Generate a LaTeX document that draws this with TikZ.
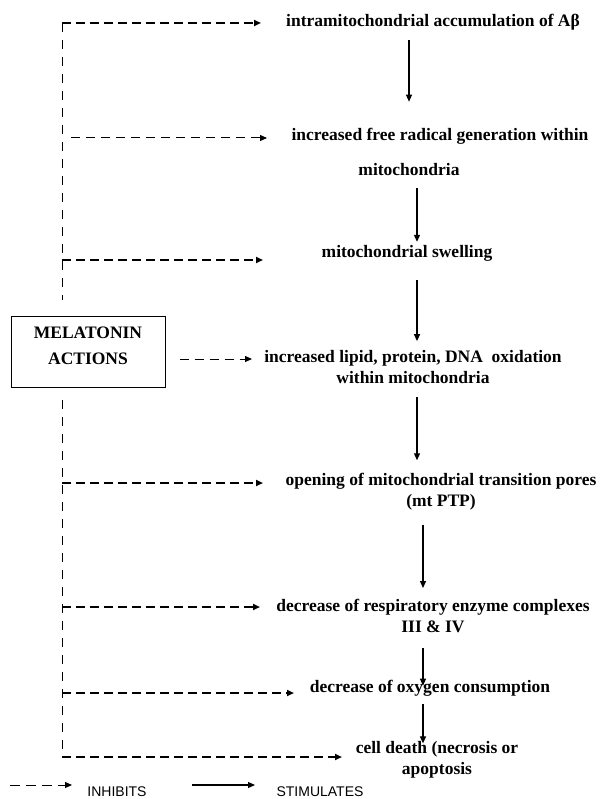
\documentclass[tikz,border=0pt]{standalone}
\usepackage{fontspec}
\setmainfont{Liberation Serif}
\setsansfont{Liberation Sans}
\usetikzlibrary{arrows.meta}
\begin{document}
\begin{tikzpicture}[x=1pt,y=-1pt,
  lbl/.style={font=\bfseries\fontsize{17.5}{21}\selectfont, inner sep=0pt, align=center},
  legtxt/.style={font=\sffamily\fontsize{14}{16}\selectfont, inner sep=0pt},
  stim/.style={line width=1.2pt, -{Triangle[length=7pt,width=6pt]}},
  inhbold/.style={line width=1.8pt, dash pattern=on 9pt off 5pt, -{Triangle[length=7pt,width=6pt]}},
  inhthin/.style={line width=1pt, dash pattern=on 9pt off 6pt, -{Triangle[length=7pt,width=6pt]}},
  vline/.style={line width=1pt, dash pattern=on 9pt off 8pt},
  mbox/.style={draw, line width=1pt, minimum width=154pt, minimum height=71pt, align=center,
    font=\bfseries\fontsize{17.5}{21}\selectfont, inner sep=0pt}
]
\useasboundingbox (0,0) rectangle (600,799);

% text nodes
\node[lbl] (a1) at (433,22) {intramitochondrial accumulation of Aβ};
\node[lbl] (a2) at (440,136) {increased free radical generation within};
\node[lbl] (a2m) at (409,170) {mitochondria};
\node[lbl] (a3) at (407,253) {mitochondrial swelling};
\node[lbl] (a4) at (413,367) {increased lipid, protein, DNA\ \ oxidation\\within mitochondria};
\node[lbl] (a5) at (441,492) {opening of mitochondrial transition pores\\(mt PTP)};
\node[lbl] (a6) at (433,616) {decrease of respiratory enzyme complexes\\III \& IV};
\node[lbl] (a7) at (430,688) {decrease of oxygen consumption};
\node[lbl] (a8) at (437,760) {cell death (necrosis or\\apoptosis};

\node[mbox] (mel) at (88,352) {MELATONIN\\[5pt]ACTIONS\\[-9pt]\mbox{}};

% columns for the solid arrows
\coordinate (c1) at (409,0);
\coordinate (c2) at (417,0);
\coordinate (c3) at (423,0);

\draw[stim] ([yshift=-10pt]a1.south -| c1) -- ([yshift=26pt]a2.north -| c1);
\draw[stim] ([yshift=-12pt]a2m.south -| c2) -- ([yshift=3pt]a3.north -| c2);
\draw[stim] ([yshift=-19pt]a3.south -| c2) -- ([yshift=9pt]a4.north -| c2);
\draw[stim] ([yshift=-13pt]a4.south -| c2) -- ([yshift=13pt]a5.north -| c2);
\draw[stim] ([yshift=-14pt]a5.south -| c3) -- ([yshift=11pt]a6.north -| c3);
\draw[stim] ([yshift=-15pt]a6.south -| c3) -- ([yshift=-6pt]a7.north -| c3);
\draw[stim] ([yshift=-8pt]a7.south -| c3) -- ([yshift=-2pt]a8.north -| c3);

% vertical dashed line
\coordinate (vt) at (62,23);
\coordinate (vb) at (62,757);
\coordinate (g1) at (62,300);
\coordinate (g2) at (62,400);
\draw[vline] (vt) -- (g1);
\draw[vline] (g2) -- (vb);

% inhibition arrow ends
\coordinate (e1) at (261,23);
\coordinate (s2) at (71,138);
\coordinate (e2) at (267,138);
\coordinate (e3) at (263,260);
\coordinate (e4) at (252,359);
\coordinate (e5) at (263,483);
\coordinate (e6) at (260,607);
\coordinate (e7) at (294,693);
\coordinate (e8) at (342,757);

\draw[inhbold] (vt) -- (e1);
\draw[inhthin] (s2) -- (e2);
\draw[inhbold] (vt |- e3) -- (e3);
\draw[inhthin] ([xshift=14pt]mel.east |- e4) -- (e4);
\draw[inhbold] (vt |- e5) -- (e5);
\draw[inhbold] (vt |- e6) -- (e6);
\draw[inhbold] (vt |- e7) -- (e7);
\draw[inhbold] (vb) -- (e8);

% legend
\coordinate (l1s) at (10,785);
\coordinate (l1e) at (72,785);
\coordinate (l2s) at (192,785);
\coordinate (l2e) at (255,785);
\draw[inhthin, dash pattern=on 10pt off 6pt] (l1s) -- (l1e);
\draw[stim] (l2s) -- (l2e);
\node[legtxt] (linh) at (117,792) {INHIBITS};
\node[legtxt] (lsti) at (320,792) {STIMULATES};
\end{tikzpicture}
\end{document}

^^^^

WORK TO DO.
Images in the data above are to be skipped. Retype all other material exactly.

ANSWER TO THE EXERCISE.
Generate a LaTeX document that draws this with TikZ.
\documentclass[tikz,border=0pt]{standalone}
\usepackage{fontspec}
\setmainfont{Liberation Serif}
\setsansfont{Liberation Sans}
\usetikzlibrary{arrows.meta}
\begin{document}
\begin{tikzpicture}[x=1pt,y=-1pt,
  lbl/.style={font=\bfseries\fontsize{17.5}{21}\selectfont, inner sep=0pt, align=center},
  legtxt/.style={font=\sffamily\fontsize{14}{16}\selectfont, inner sep=0pt},
  stim/.style={line width=1.2pt, -{Triangle[length=7pt,width=6pt]}},
  inhbold/.style={line width=1.8pt, dash pattern=on 9pt off 5pt, -{Triangle[length=7pt,width=6pt]}},
  inhthin/.style={line width=1pt, dash pattern=on 9pt off 6pt, -{Triangle[length=7pt,width=6pt]}},
  vline/.style={line width=1pt, dash pattern=on 9pt off 8pt},
  mbox/.style={draw, line width=1pt, minimum width=154pt, minimum height=71pt, align=center,
    font=\bfseries\fontsize{17.5}{21}\selectfont, inner sep=0pt}
]
\useasboundingbox (0,0) rectangle (600,799);

% text nodes
\node[lbl] (a1) at (433,22) {intramitochondrial accumulation of Aβ};
\node[lbl] (a2) at (440,136) {increased free radical generation within};
\node[lbl] (a2m) at (409,170) {mitochondria};
\node[lbl] (a3) at (407,253) {mitochondrial swelling};
\node[lbl] (a4) at (413,367) {increased lipid, protein, DNA\ \ oxidation\\within mitochondria};
\node[lbl] (a5) at (441,492) {opening of mitochondrial transition pores\\(mt PTP)};
\node[lbl] (a6) at (433,616) {decrease of respiratory enzyme complexes\\III \& IV};
\node[lbl] (a7) at (430,688) {decrease of oxygen consumption};
\node[lbl] (a8) at (437,760) {cell death (necrosis or\\apoptosis};

\node[mbox] (mel) at (88,352) {MELATONIN\\[5pt]ACTIONS\\[-9pt]\mbox{}};

% columns for the solid arrows
\coordinate (c1) at (409,0);
\coordinate (c2) at (417,0);
\coordinate (c3) at (423,0);

\draw[stim] ([yshift=-10pt]a1.south -| c1) -- ([yshift=26pt]a2.north -| c1);
\draw[stim] ([yshift=-12pt]a2m.south -| c2) -- ([yshift=3pt]a3.north -| c2);
\draw[stim] ([yshift=-19pt]a3.south -| c2) -- ([yshift=9pt]a4.north -| c2);
\draw[stim] ([yshift=-13pt]a4.south -| c2) -- ([yshift=13pt]a5.north -| c2);
\draw[stim] ([yshift=-14pt]a5.south -| c3) -- ([yshift=11pt]a6.north -| c3);
\draw[stim] ([yshift=-15pt]a6.south -| c3) -- ([yshift=-6pt]a7.north -| c3);
\draw[stim] ([yshift=-8pt]a7.south -| c3) -- ([yshift=-2pt]a8.north -| c3);

% vertical dashed line
\coordinate (vt) at (62,23);
\coordinate (vb) at (62,757);
\coordinate (g1) at (62,300);
\coordinate (g2) at (62,400);
\draw[vline] (vt) -- (g1);
\draw[vline] (g2) -- (vb);

% inhibition arrow ends
\coordinate (e1) at (261,23);
\coordinate (s2) at (71,138);
\coordinate (e2) at (267,138);
\coordinate (e3) at (263,260);
\coordinate (e4) at (252,359);
\coordinate (e5) at (263,483);
\coordinate (e6) at (260,607);
\coordinate (e7) at (294,693);
\coordinate (e8) at (342,757);

\draw[inhbold] (vt) -- (e1);
\draw[inhthin] (s2) -- (e2);
\draw[inhbold] (vt |- e3) -- (e3);
\draw[inhthin] ([xshift=14pt]mel.east |- e4) -- (e4);
\draw[inhbold] (vt |- e5) -- (e5);
\draw[inhbold] (vt |- e6) -- (e6);
\draw[inhbold] (vt |- e7) -- (e7);
\draw[inhbold] (vb) -- (e8);

% legend
\coordinate (l1s) at (10,785);
\coordinate (l1e) at (72,785);
\coordinate (l2s) at (192,785);
\coordinate (l2e) at (255,785);
\draw[inhthin, dash pattern=on 10pt off 6pt] (l1s) -- (l1e);
\draw[stim] (l2s) -- (l2e);
\node[legtxt] (linh) at (117,792) {INHIBITS};
\node[legtxt] (lsti) at (320,792) {STIMULATES};
\end{tikzpicture}
\end{document}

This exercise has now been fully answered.